DATA EXCERPT:

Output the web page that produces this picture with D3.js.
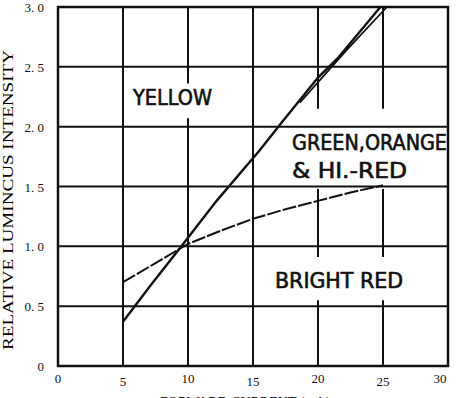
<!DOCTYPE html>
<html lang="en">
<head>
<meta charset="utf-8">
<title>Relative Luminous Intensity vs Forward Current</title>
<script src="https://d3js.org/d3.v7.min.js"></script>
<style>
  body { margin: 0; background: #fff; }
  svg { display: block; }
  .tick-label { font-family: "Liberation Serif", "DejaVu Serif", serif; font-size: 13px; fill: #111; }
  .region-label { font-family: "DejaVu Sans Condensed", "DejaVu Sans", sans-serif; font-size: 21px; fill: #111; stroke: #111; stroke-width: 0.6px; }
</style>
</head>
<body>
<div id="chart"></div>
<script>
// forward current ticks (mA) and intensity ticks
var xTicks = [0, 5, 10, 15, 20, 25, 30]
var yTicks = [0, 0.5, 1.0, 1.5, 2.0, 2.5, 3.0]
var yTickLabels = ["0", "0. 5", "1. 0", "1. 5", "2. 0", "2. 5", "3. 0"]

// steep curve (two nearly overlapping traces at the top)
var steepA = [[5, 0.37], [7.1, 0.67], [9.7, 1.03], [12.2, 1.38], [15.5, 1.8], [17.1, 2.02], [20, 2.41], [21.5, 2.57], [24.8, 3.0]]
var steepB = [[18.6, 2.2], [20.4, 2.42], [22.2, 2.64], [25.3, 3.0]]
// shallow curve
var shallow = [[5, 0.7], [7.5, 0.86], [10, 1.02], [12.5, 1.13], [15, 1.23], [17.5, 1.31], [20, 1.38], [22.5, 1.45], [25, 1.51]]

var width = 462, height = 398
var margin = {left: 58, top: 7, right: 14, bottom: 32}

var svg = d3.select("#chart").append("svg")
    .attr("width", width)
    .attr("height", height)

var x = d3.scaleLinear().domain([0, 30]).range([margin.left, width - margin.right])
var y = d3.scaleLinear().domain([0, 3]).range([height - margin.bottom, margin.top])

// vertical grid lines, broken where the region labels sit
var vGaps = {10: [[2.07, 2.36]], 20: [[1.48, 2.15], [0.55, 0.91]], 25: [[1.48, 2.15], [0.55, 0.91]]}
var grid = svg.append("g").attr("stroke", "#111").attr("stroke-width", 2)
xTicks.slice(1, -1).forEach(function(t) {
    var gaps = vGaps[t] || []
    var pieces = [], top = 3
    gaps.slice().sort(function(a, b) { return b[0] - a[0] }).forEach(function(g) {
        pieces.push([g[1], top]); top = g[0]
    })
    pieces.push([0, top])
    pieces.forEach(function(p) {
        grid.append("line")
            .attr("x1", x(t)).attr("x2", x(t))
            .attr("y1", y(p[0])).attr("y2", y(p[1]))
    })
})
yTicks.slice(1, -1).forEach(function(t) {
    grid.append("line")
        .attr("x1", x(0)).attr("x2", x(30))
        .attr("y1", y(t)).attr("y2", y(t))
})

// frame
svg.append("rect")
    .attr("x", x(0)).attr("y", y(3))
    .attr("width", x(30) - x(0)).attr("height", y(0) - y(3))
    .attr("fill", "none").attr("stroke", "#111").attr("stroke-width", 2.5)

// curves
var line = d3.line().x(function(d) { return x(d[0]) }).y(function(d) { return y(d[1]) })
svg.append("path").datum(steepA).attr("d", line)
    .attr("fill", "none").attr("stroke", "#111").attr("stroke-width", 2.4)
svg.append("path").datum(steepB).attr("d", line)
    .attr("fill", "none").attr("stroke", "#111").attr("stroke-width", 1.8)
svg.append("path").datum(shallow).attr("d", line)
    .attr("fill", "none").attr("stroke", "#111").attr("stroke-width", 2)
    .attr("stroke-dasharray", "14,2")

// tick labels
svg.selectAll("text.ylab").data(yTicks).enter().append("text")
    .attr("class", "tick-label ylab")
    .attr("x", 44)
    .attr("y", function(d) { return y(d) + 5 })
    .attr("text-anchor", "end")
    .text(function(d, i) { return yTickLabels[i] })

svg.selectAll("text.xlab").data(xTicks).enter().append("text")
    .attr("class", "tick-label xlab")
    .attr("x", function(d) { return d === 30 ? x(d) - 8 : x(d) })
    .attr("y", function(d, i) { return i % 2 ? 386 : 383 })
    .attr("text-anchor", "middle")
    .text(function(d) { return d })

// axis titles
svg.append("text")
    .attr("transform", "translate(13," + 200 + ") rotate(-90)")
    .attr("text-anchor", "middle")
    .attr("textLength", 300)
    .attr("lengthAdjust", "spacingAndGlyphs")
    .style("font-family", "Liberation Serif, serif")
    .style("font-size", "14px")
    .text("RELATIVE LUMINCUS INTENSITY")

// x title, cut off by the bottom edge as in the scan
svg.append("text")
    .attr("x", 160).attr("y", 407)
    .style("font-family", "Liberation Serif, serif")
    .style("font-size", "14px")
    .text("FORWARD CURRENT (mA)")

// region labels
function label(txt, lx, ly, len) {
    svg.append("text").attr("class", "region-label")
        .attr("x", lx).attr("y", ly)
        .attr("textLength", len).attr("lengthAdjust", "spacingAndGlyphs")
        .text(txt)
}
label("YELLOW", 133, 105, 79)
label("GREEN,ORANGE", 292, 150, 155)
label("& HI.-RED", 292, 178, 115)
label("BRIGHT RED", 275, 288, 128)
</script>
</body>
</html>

EXERCISE TASK: Set down the material exactly, every line of it, except for the pictures.

OUTPUT:
Output the web page that produces this picture with D3.js.
<!DOCTYPE html>
<html lang="en">
<head>
<meta charset="utf-8">
<title>Relative Luminous Intensity vs Forward Current</title>
<script src="https://d3js.org/d3.v7.min.js"></script>
<style>
  body { margin: 0; background: #fff; }
  svg { display: block; }
  .tick-label { font-family: "Liberation Serif", "DejaVu Serif", serif; font-size: 13px; fill: #111; }
  .region-label { font-family: "DejaVu Sans Condensed", "DejaVu Sans", sans-serif; font-size: 21px; fill: #111; stroke: #111; stroke-width: 0.6px; }
</style>
</head>
<body>
<div id="chart"></div>
<script>
// forward current ticks (mA) and intensity ticks
var xTicks = [0, 5, 10, 15, 20, 25, 30]
var yTicks = [0, 0.5, 1.0, 1.5, 2.0, 2.5, 3.0]
var yTickLabels = ["0", "0. 5", "1. 0", "1. 5", "2. 0", "2. 5", "3. 0"]

// steep curve (two nearly overlapping traces at the top)
var steepA = [[5, 0.37], [7.1, 0.67], [9.7, 1.03], [12.2, 1.38], [15.5, 1.8], [17.1, 2.02], [20, 2.41], [21.5, 2.57], [24.8, 3.0]]
var steepB = [[18.6, 2.2], [20.4, 2.42], [22.2, 2.64], [25.3, 3.0]]
// shallow curve
var shallow = [[5, 0.7], [7.5, 0.86], [10, 1.02], [12.5, 1.13], [15, 1.23], [17.5, 1.31], [20, 1.38], [22.5, 1.45], [25, 1.51]]

var width = 462, height = 398
var margin = {left: 58, top: 7, right: 14, bottom: 32}

var svg = d3.select("#chart").append("svg")
    .attr("width", width)
    .attr("height", height)

var x = d3.scaleLinear().domain([0, 30]).range([margin.left, width - margin.right])
var y = d3.scaleLinear().domain([0, 3]).range([height - margin.bottom, margin.top])

// vertical grid lines, broken where the region labels sit
var vGaps = {10: [[2.07, 2.36]], 20: [[1.48, 2.15], [0.55, 0.91]], 25: [[1.48, 2.15], [0.55, 0.91]]}
var grid = svg.append("g").attr("stroke", "#111").attr("stroke-width", 2)
xTicks.slice(1, -1).forEach(function(t) {
    var gaps = vGaps[t] || []
    var pieces = [], top = 3
    gaps.slice().sort(function(a, b) { return b[0] - a[0] }).forEach(function(g) {
        pieces.push([g[1], top]); top = g[0]
    })
    pieces.push([0, top])
    pieces.forEach(function(p) {
        grid.append("line")
            .attr("x1", x(t)).attr("x2", x(t))
            .attr("y1", y(p[0])).attr("y2", y(p[1]))
    })
})
yTicks.slice(1, -1).forEach(function(t) {
    grid.append("line")
        .attr("x1", x(0)).attr("x2", x(30))
        .attr("y1", y(t)).attr("y2", y(t))
})

// frame
svg.append("rect")
    .attr("x", x(0)).attr("y", y(3))
    .attr("width", x(30) - x(0)).attr("height", y(0) - y(3))
    .attr("fill", "none").attr("stroke", "#111").attr("stroke-width", 2.5)

// curves
var line = d3.line().x(function(d) { return x(d[0]) }).y(function(d) { return y(d[1]) })
svg.append("path").datum(steepA).attr("d", line)
    .attr("fill", "none").attr("stroke", "#111").attr("stroke-width", 2.4)
svg.append("path").datum(steepB).attr("d", line)
    .attr("fill", "none").attr("stroke", "#111").attr("stroke-width", 1.8)
svg.append("path").datum(shallow).attr("d", line)
    .attr("fill", "none").attr("stroke", "#111").attr("stroke-width", 2)
    .attr("stroke-dasharray", "14,2")

// tick labels
svg.selectAll("text.ylab").data(yTicks).enter().append("text")
    .attr("class", "tick-label ylab")
    .attr("x", 44)
    .attr("y", function(d) { return y(d) + 5 })
    .attr("text-anchor", "end")
    .text(function(d, i) { return yTickLabels[i] })

svg.selectAll("text.xlab").data(xTicks).enter().append("text")
    .attr("class", "tick-label xlab")
    .attr("x", function(d) { return d === 30 ? x(d) - 8 : x(d) })
    .attr("y", function(d, i) { return i % 2 ? 386 : 383 })
    .attr("text-anchor", "middle")
    .text(function(d) { return d })

// axis titles
svg.append("text")
    .attr("transform", "translate(13," + 200 + ") rotate(-90)")
    .attr("text-anchor", "middle")
    .attr("textLength", 300)
    .attr("lengthAdjust", "spacingAndGlyphs")
    .style("font-family", "Liberation Serif, serif")
    .style("font-size", "14px")
    .text("RELATIVE LUMINCUS INTENSITY")

// x title, cut off by the bottom edge as in the scan
svg.append("text")
    .attr("x", 160).attr("y", 407)
    .style("font-family", "Liberation Serif, serif")
    .style("font-size", "14px")
    .text("FORWARD CURRENT (mA)")

// region labels
function label(txt, lx, ly, len) {
    svg.append("text").attr("class", "region-label")
        .attr("x", lx).attr("y", ly)
        .attr("textLength", len).attr("lengthAdjust", "spacingAndGlyphs")
        .text(txt)
}
label("YELLOW", 133, 105, 79)
label("GREEN,ORANGE", 292, 150, 155)
label("& HI.-RED", 292, 178, 115)
label("BRIGHT RED", 275, 288, 128)
</script>
</body>
</html>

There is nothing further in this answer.